_CHALLENGE_. Print again only this span: the line with "Emit a web page", the line with "return [x, curveY[i]];", and all lines between them, exactly as given.

_GIVEN RECORDS_.
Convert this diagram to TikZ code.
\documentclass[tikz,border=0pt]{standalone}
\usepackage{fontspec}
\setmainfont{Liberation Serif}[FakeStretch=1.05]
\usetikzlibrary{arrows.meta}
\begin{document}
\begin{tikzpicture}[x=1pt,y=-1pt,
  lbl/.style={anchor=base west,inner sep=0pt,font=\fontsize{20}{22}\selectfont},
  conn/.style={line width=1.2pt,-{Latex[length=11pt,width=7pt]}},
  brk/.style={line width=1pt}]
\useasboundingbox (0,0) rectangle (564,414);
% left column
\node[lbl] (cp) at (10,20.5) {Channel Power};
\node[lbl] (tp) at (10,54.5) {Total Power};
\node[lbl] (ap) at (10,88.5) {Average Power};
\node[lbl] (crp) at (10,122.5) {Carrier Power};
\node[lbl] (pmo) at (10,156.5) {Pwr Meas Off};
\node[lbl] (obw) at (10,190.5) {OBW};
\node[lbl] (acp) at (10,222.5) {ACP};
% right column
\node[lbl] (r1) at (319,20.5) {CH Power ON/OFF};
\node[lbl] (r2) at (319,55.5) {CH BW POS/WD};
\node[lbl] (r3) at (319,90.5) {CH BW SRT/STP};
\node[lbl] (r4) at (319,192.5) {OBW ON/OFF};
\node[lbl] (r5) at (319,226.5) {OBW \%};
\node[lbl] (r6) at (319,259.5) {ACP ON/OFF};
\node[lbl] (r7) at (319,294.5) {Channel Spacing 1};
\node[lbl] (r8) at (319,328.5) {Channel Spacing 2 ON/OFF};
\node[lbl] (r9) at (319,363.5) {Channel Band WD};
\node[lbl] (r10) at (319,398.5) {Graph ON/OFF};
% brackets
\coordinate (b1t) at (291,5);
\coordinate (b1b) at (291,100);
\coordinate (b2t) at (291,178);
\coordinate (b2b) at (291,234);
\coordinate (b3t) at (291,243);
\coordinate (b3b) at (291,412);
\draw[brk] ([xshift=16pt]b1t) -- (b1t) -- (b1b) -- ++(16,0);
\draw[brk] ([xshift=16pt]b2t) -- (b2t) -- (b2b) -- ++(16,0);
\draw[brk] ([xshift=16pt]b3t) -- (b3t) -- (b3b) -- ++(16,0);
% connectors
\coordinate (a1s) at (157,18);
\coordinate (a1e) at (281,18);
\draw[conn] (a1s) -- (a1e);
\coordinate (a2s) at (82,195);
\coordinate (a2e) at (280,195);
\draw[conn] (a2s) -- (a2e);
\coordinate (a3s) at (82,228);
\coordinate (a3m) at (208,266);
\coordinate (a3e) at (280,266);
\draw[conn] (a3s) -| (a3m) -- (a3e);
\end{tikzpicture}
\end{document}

* * *

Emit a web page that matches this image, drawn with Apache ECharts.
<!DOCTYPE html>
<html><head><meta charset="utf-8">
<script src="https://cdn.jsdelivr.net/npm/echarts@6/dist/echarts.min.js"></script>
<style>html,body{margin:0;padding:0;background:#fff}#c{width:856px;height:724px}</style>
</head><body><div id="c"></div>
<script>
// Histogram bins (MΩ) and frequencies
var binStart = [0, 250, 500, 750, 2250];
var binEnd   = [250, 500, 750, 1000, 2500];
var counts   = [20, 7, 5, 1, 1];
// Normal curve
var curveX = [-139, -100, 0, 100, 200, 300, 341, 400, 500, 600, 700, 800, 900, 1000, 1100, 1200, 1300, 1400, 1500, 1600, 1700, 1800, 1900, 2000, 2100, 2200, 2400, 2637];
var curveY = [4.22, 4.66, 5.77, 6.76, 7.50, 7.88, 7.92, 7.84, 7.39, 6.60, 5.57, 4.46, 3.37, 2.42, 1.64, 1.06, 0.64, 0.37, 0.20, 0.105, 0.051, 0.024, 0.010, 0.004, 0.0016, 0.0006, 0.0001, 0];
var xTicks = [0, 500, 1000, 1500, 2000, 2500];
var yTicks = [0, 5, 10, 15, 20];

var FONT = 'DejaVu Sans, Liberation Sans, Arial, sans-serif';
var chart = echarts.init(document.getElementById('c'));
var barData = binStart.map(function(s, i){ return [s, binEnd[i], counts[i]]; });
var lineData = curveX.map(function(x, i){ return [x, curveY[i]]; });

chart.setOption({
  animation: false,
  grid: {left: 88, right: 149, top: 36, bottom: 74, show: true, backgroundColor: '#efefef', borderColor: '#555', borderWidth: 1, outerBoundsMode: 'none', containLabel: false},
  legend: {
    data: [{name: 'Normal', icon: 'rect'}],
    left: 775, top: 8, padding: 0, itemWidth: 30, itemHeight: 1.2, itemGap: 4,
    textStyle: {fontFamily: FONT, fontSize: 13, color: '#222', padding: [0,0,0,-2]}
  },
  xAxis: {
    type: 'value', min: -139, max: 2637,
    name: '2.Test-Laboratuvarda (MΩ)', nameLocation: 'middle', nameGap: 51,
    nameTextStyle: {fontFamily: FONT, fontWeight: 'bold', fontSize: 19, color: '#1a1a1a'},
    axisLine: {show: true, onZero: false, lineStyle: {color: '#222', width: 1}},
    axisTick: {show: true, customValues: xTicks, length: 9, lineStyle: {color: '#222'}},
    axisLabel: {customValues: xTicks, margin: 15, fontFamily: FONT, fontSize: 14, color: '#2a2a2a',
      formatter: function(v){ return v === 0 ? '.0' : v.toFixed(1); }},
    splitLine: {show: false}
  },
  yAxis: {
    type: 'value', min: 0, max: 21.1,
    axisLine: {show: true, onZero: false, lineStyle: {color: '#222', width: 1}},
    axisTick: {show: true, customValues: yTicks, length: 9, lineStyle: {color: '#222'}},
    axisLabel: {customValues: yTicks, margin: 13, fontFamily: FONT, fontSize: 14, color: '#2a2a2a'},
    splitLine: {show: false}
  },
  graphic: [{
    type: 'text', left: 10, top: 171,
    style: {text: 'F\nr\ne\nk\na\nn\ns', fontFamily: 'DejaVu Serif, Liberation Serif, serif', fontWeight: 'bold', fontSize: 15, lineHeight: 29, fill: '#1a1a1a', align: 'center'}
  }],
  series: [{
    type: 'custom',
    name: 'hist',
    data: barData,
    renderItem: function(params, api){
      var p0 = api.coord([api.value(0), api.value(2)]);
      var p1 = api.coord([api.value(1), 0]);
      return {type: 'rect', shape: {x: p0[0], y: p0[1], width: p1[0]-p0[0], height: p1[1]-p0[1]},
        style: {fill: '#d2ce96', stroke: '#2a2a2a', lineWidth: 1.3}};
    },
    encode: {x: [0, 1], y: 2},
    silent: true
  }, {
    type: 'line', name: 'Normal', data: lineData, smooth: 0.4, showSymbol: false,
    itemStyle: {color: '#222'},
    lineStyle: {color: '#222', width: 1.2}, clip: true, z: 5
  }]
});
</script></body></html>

_RESPONSE_.
Emit a web page that matches this image, drawn with Apache ECharts.
<!DOCTYPE html>
<html><head><meta charset="utf-8">
<script src="https://cdn.jsdelivr.net/npm/echarts@6/dist/echarts.min.js"></script>
<style>html,body{margin:0;padding:0;background:#fff}#c{width:856px;height:724px}</style>
</head><body><div id="c"></div>
<script>
// Histogram bins (MΩ) and frequencies
var binStart = [0, 250, 500, 750, 2250];
var binEnd   = [250, 500, 750, 1000, 2500];
var counts   = [20, 7, 5, 1, 1];
// Normal curve
var curveX = [-139, -100, 0, 100, 200, 300, 341, 400, 500, 600, 700, 800, 900, 1000, 1100, 1200, 1300, 1400, 1500, 1600, 1700, 1800, 1900, 2000, 2100, 2200, 2400, 2637];
var curveY = [4.22, 4.66, 5.77, 6.76, 7.50, 7.88, 7.92, 7.84, 7.39, 6.60, 5.57, 4.46, 3.37, 2.42, 1.64, 1.06, 0.64, 0.37, 0.20, 0.105, 0.051, 0.024, 0.010, 0.004, 0.0016, 0.0006, 0.0001, 0];
var xTicks = [0, 500, 1000, 1500, 2000, 2500];
var yTicks = [0, 5, 10, 15, 20];

var FONT = 'DejaVu Sans, Liberation Sans, Arial, sans-serif';
var chart = echarts.init(document.getElementById('c'));
var barData = binStart.map(function(s, i){ return [s, binEnd[i], counts[i]]; });
var lineData = curveX.map(function(x, i){ return [x, curveY[i]]; });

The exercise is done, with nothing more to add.